Styling Ringlets for Maximum Definition and Vertical Emphasis
- Use a curl gel or cream that’s specifically designed for tight curls—apply to very wet hair in small sections
- Consider finger-coiling or palm-rolling individual ringlets while styling to encourage tight definition
- Diffuse-dry on medium heat, being gentle to maintain ringlet formation without frizz
- Avoid touching the ringlets while they dry; let them set without manipulation
- Sleep in braids or a pineapple bun to preserve ringlet definition and prevent frizz
- Refresh by lightly misting with water and applying a lightweight refresher product, then re-coiling if necessary
Insider note: Tight ringlets require more styling time and product precision than looser curls, but if you love the definition and the way they look, the maintenance is absolutely worth it for the face-flattering vertical lines they create.
Final Thoughts
The best curly hairstyle for your round face is one that works with your actual curl pattern, fits your lifestyle and styling commitment level, and makes you feel genuinely confident.

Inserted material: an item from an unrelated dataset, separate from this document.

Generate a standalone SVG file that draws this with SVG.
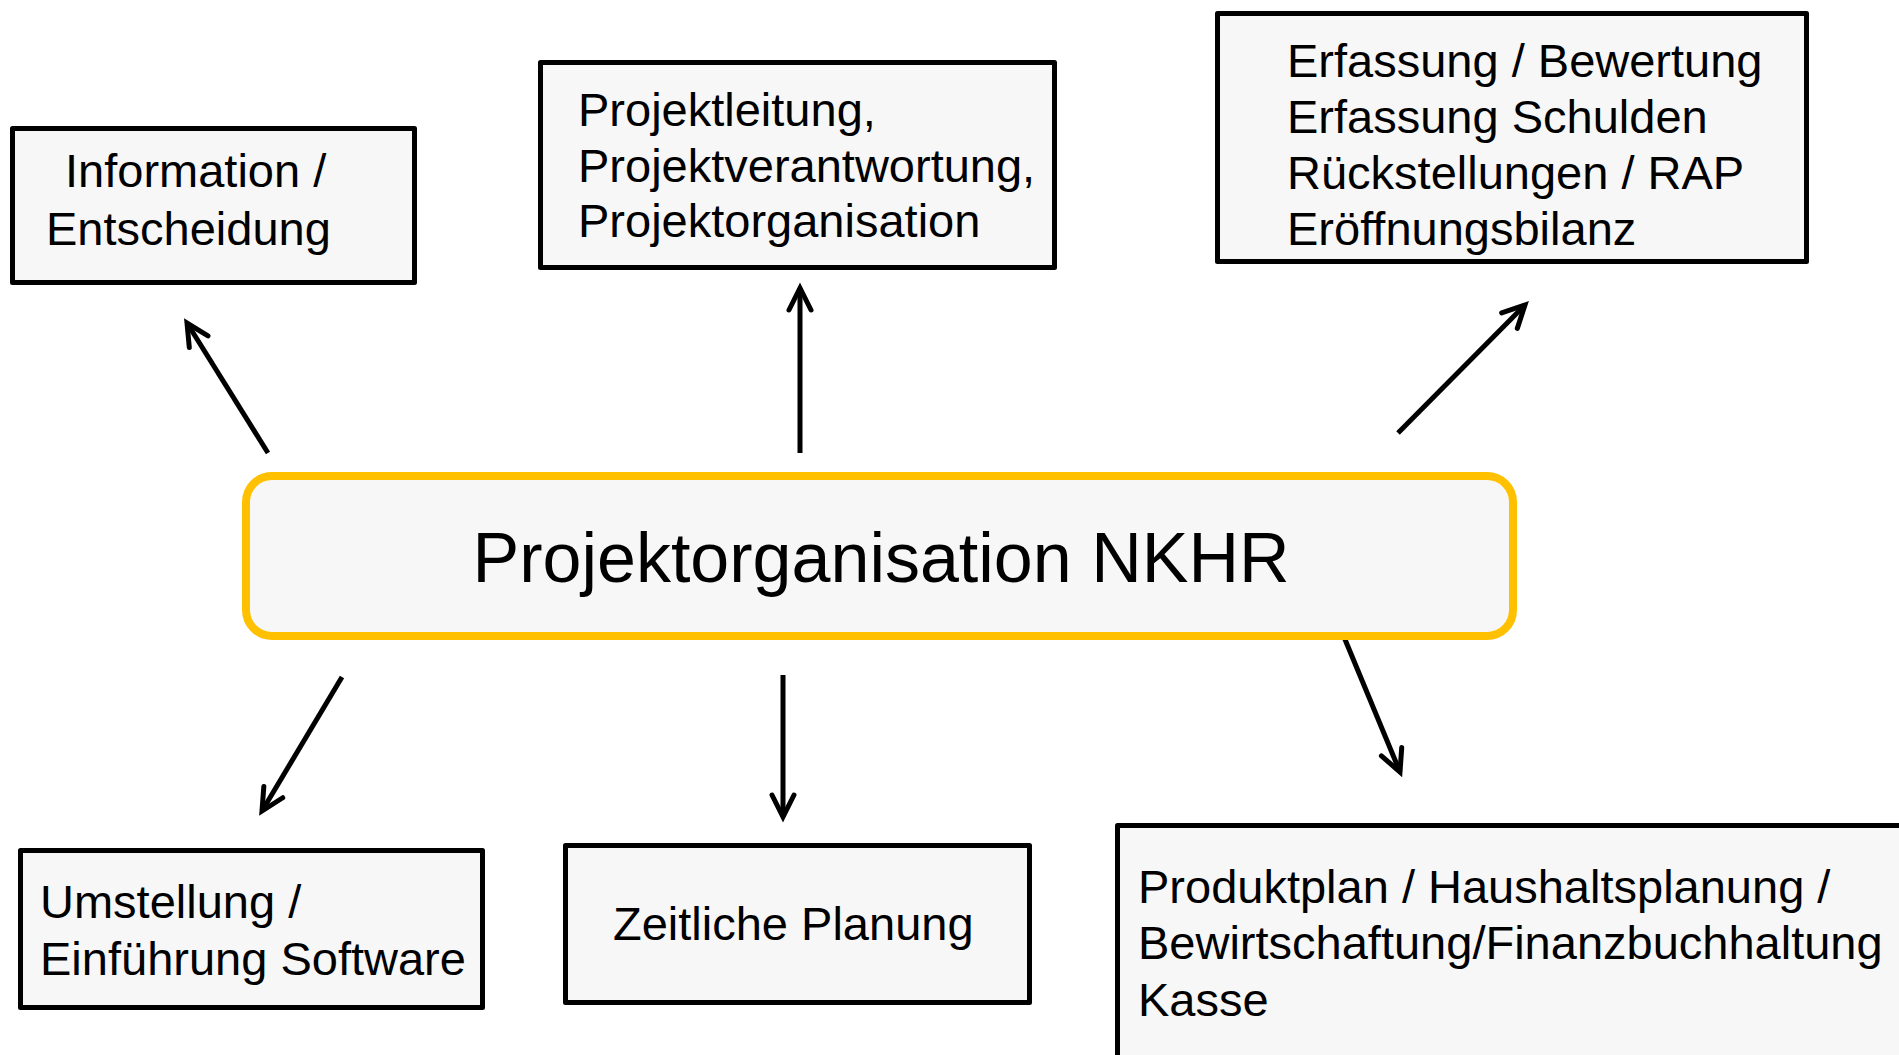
<svg xmlns="http://www.w3.org/2000/svg" width="1899" height="1055" viewBox="0 0 1899 1055">
  <style>
    .box { fill: #F7F7F7; stroke: #000; stroke-width: 5; stroke-linejoin: round; }
    .main { fill: #F7F7F7; stroke: #FFC000; stroke-width: 8; }
    .t { font-family: "Liberation Sans", Arial, sans-serif; font-size: 47px; fill: #000; }
    .tm { font-family: "Liberation Sans", Arial, sans-serif; font-size: 70px; fill: #000; text-anchor: middle; }
    .arr { stroke: #000; stroke-width: 5; fill: none; marker-end: url(#ah); }
  </style>
  <defs>
    <marker id="ah" markerUnits="userSpaceOnUse" markerWidth="40" markerHeight="40" viewBox="-30 -20 40 40" refX="0" refY="0" orient="auto">
      <path d="M-22,-11 L0,0 L-22,11" fill="none" stroke="#000" stroke-width="5" stroke-linecap="round" stroke-linejoin="miter"/>
    </marker>
  </defs>
  <rect width="1899" height="1055" fill="#fff"/>

  <g id="connectors">
    <line class="arr" x1="268" y1="453" x2="187" y2="323"/>
    <line class="arr" x1="800" y1="453" x2="800" y2="288"/>
    <line class="arr" x1="1398" y1="433" x2="1525" y2="305"/>
    <line class="arr" x1="342" y1="677" x2="262" y2="811"/>
    <line class="arr" x1="783" y1="675" x2="783" y2="817"/>
    <line class="arr" x1="1344" y1="637" x2="1400" y2="772"/>
  </g>

  <g id="node-center">
    <rect class="main" x="246" y="476" width="1267" height="160" rx="26" ry="26"/>
    <text class="tm" x="881" y="582">Projektorganisation NKHR</text>
  </g>

  <g id="node-information">
    <rect class="box" x="12.5" y="128.5" width="402" height="154"/>
    <text class="t"><tspan x="65" y="187">Information /</tspan><tspan x="46" y="245">Entscheidung</tspan></text>
  </g>

  <g id="node-projektleitung">
    <rect class="box" x="540.5" y="62.5" width="514" height="205"/>
    <text class="t"><tspan x="578" y="126">Projektleitung,</tspan><tspan x="578" y="182">Projektverantwortung,</tspan><tspan x="578" y="237">Projektorganisation</tspan></text>
  </g>

  <g id="node-erfassung">
    <rect class="box" x="1217.5" y="13.5" width="589" height="248"/>
    <text class="t"><tspan x="1287" y="77">Erfassung / Bewertung</tspan><tspan x="1287" y="133">Erfassung Schulden</tspan><tspan x="1287" y="189">Rückstellungen / RAP</tspan><tspan x="1287" y="245">Eröffnungsbilanz</tspan></text>
  </g>

  <g id="node-umstellung">
    <rect class="box" x="20.5" y="850.5" width="462" height="157"/>
    <text class="t"><tspan x="40" y="918">Umstellung /</tspan><tspan x="40" y="975">Einführung Software</tspan></text>
  </g>

  <g id="node-zeitliche">
    <rect class="box" x="565.5" y="845.5" width="464" height="157"/>
    <text class="t" x="613" y="940">Zeitliche Planung</text>
  </g>

  <g id="node-produktplan">
    <rect class="box" x="1117.5" y="825.5" width="800" height="260"/>
    <text class="t"><tspan x="1138" y="903">Produktplan / Haushaltsplanung /</tspan><tspan x="1138" y="959">Bewirtschaftung/Finanzbuchhaltung</tspan><tspan x="1138" y="1016">Kasse</tspan></text>
  </g>
</svg>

Round faces aren’t a limitation—they’re a feature that looks amazing when you choose cuts and styles that add height, create angles, and draw the eye downward rather than across.
Start by assessing your natural curl pattern (how tight or loose, how prone to frizz, how much definition you naturally have), then choose a style that either enhances what you already have or works with the texture you’re willing to create through styling. Don’t fight your curl type; instead, find the cut that makes your curl type look its absolute best.
Remember that any of these styles will benefit from a stylist who genuinely understands curly hair. Not every stylist cuts curls well, and a bad curly-hair cut can make even the best style idea look disappointing. Take your time finding someone who gets it, and invest in regular trims to maintain whatever shape you choose. Your round face is beautiful, and the right curly style will make you feel like it too.